“On his 16th birthday, homeless Boston orphan Magnus
Chase (daughter-of-Athena Annabeth’s cousin) magically summon an ancient Norse
sword, uses it against a fireball-throwing monster, drops the sword, and
dies—but a girl in hijab on a flying horse grabs him and deposits him at the
Hotel Valhalla for a new afterlife of perpetual preparation for Ragnarok. Turns
out Ragnarok will come pretty soon unless he can retrieve the sword and somehow
use it to rebind Fenris Wolf, who is about to slip the magical rope that’s kept
him bound for millennia. This will take some doing.”
After the huge success of his Percy Jackson & The Olympians and its
sequel series Heroes of Olympus (which I did not bother to read) Rick Riordan released
the trilogy called the Kane Chronicles, which tackled Egyptian Mythology. I
only read the first book in that series, The Red Pyramid and for one reason or
another, never went on to read the others. Pyramid was not bad, but I saw
Riordan sort of just doing a variation on a theme here. Plus, he still had
difficulty creating three dimensional women characters that did not sound like
guys.
But for reasons I can’t explain, I picked up his Magnus
Chase and the Gods of Asgard series, which takes on Norse Mythology. Riordan
does not stray too far from what’s come before, although this first book, The
Sword of Summer, plays out more like an absurdist comedy than the mostly serious
Percy Jackson books were. And Magnus is
a fairly likable character, smart and solves his problems rather cleverly. To
balance out the blond, blue-eyed, skinny twink that is Chase, Riordan gives us
a diverse supporting cast that includes a Muslim girl (who does not appear
devote here, but seems happy with her future arranged marriage, which also
means she and Magnus can be friends, which helps narrative because we don’t
have any romantic tension between them) and a deaf elf and dark skinned dwarf.

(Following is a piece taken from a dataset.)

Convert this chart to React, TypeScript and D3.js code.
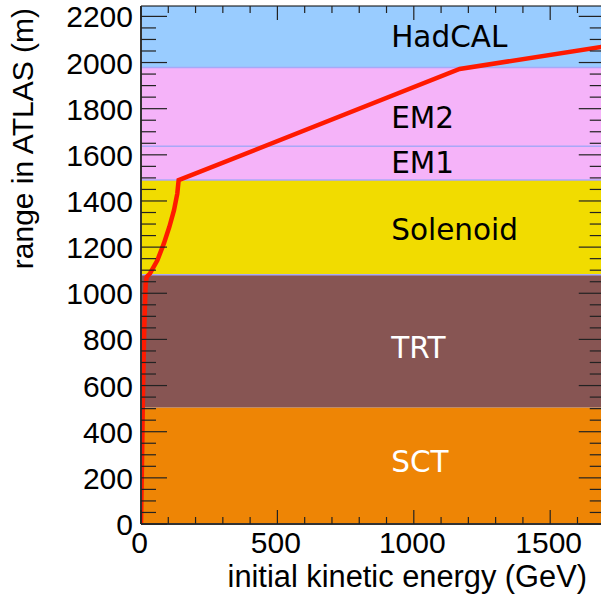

The book is overlong by about 50 or 60 pages and that’s
too bad. By the last 150 or so of this nearly 500 page book, I was ready for
the story to end. And while Riordan clearly knows his mythology and expertly crafts
them into his narrative, he also needs to know when to stop, because I actually
felt the last third of the book was boring (if only because you already knew
the ending). Much like the Kane Chronicles, I’m unsure if I want to continue
onto books two and three. Maybe if I come across them in a used bookstore, I’ll
grab them. But for now, I must move on.